What the exercise asks:
Read the listing below and copy out every line that holds "matplotlib".

Data block:
* START *

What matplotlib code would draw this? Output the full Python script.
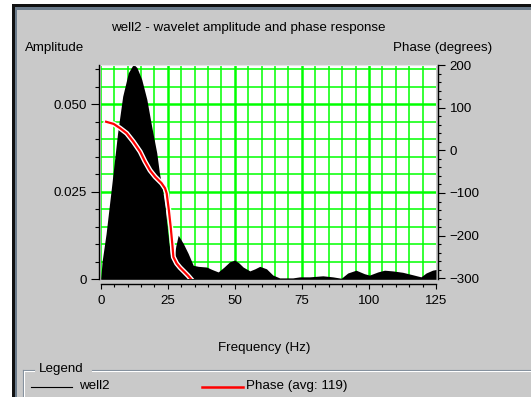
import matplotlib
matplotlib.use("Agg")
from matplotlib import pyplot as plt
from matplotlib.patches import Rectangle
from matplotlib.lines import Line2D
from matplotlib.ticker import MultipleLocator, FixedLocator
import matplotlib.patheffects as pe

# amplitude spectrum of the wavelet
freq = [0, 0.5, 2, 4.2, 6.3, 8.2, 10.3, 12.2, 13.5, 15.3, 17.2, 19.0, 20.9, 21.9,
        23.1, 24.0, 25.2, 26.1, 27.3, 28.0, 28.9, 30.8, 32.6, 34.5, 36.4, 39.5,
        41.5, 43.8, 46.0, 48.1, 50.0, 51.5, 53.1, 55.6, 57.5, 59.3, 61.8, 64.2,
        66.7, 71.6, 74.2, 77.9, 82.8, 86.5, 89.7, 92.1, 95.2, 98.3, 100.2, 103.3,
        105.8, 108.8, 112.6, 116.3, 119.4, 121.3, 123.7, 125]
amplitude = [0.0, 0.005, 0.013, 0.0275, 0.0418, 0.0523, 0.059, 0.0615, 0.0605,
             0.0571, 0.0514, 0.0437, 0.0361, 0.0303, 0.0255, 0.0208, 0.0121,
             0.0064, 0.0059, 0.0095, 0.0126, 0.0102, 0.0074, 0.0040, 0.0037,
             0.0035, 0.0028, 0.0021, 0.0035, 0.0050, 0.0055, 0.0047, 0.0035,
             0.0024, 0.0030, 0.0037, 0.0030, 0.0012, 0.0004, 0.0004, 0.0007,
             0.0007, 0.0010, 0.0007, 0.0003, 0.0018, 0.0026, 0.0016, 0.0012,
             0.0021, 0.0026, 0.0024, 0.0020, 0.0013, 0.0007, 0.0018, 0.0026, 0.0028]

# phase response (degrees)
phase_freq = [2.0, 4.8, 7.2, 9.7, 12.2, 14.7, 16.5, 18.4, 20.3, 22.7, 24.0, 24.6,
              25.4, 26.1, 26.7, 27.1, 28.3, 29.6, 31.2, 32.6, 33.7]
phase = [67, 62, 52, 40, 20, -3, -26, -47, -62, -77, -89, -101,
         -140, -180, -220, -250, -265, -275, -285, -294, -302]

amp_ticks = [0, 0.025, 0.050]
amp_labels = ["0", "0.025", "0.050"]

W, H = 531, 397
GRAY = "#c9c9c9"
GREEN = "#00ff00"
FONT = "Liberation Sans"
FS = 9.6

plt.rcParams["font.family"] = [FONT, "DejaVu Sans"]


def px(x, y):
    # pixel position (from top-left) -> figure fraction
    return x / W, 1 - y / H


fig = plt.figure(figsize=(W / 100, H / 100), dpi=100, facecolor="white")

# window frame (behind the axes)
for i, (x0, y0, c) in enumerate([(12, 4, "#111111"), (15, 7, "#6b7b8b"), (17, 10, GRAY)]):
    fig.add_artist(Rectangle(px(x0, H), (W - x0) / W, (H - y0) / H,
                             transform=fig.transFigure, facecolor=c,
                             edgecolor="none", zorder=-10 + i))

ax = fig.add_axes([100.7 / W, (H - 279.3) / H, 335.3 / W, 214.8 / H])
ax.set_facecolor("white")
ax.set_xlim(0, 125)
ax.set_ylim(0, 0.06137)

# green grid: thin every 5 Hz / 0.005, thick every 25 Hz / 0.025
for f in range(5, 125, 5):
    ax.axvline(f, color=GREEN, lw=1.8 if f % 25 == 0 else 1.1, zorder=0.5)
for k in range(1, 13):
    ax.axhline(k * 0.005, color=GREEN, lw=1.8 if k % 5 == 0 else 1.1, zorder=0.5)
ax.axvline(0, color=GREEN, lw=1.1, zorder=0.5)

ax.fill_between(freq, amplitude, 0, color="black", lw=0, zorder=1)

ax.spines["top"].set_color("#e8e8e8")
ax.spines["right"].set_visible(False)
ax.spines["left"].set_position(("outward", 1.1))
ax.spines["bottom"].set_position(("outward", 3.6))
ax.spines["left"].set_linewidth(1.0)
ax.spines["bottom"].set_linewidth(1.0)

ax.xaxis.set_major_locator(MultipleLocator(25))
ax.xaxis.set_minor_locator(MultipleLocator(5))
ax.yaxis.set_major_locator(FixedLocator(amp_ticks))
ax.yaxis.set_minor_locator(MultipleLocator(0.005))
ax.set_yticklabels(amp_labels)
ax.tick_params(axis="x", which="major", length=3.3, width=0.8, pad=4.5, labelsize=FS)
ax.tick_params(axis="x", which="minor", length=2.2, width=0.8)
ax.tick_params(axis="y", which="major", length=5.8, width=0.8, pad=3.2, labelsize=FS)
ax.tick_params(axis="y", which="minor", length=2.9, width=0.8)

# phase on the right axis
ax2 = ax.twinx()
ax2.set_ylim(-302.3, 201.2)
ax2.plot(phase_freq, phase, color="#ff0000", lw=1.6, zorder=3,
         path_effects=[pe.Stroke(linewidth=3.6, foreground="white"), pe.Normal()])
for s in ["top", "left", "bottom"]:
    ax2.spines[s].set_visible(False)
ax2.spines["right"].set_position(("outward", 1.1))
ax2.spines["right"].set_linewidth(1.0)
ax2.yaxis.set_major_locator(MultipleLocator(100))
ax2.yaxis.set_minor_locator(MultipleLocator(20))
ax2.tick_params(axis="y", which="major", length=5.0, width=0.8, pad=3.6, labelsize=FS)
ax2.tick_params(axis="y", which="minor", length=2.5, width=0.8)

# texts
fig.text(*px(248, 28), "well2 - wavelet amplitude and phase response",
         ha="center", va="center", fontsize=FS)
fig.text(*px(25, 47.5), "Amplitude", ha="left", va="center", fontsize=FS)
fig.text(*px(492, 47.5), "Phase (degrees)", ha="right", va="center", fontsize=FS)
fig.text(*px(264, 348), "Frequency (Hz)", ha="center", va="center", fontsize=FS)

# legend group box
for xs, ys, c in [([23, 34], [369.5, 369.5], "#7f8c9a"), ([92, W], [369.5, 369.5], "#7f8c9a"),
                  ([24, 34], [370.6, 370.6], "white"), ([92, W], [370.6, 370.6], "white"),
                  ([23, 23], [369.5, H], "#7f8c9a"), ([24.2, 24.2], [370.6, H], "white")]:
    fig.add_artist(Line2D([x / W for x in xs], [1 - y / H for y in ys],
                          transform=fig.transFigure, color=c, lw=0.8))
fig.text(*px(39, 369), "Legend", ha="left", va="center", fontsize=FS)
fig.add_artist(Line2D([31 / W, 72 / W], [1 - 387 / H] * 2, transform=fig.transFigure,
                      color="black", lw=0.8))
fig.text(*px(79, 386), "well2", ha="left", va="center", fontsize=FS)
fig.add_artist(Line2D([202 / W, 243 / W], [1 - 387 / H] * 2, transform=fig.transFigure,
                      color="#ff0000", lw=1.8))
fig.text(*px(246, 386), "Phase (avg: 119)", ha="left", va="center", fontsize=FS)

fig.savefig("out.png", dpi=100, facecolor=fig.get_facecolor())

* END *

Answer to the task:
What matplotlib code would draw this? Output the full Python script.
import matplotlib
matplotlib.use("Agg")
from matplotlib import pyplot as plt
from matplotlib.patches import Rectangle
from matplotlib.lines import Line2D
from matplotlib.ticker import MultipleLocator, FixedLocator
import matplotlib.patheffects as pe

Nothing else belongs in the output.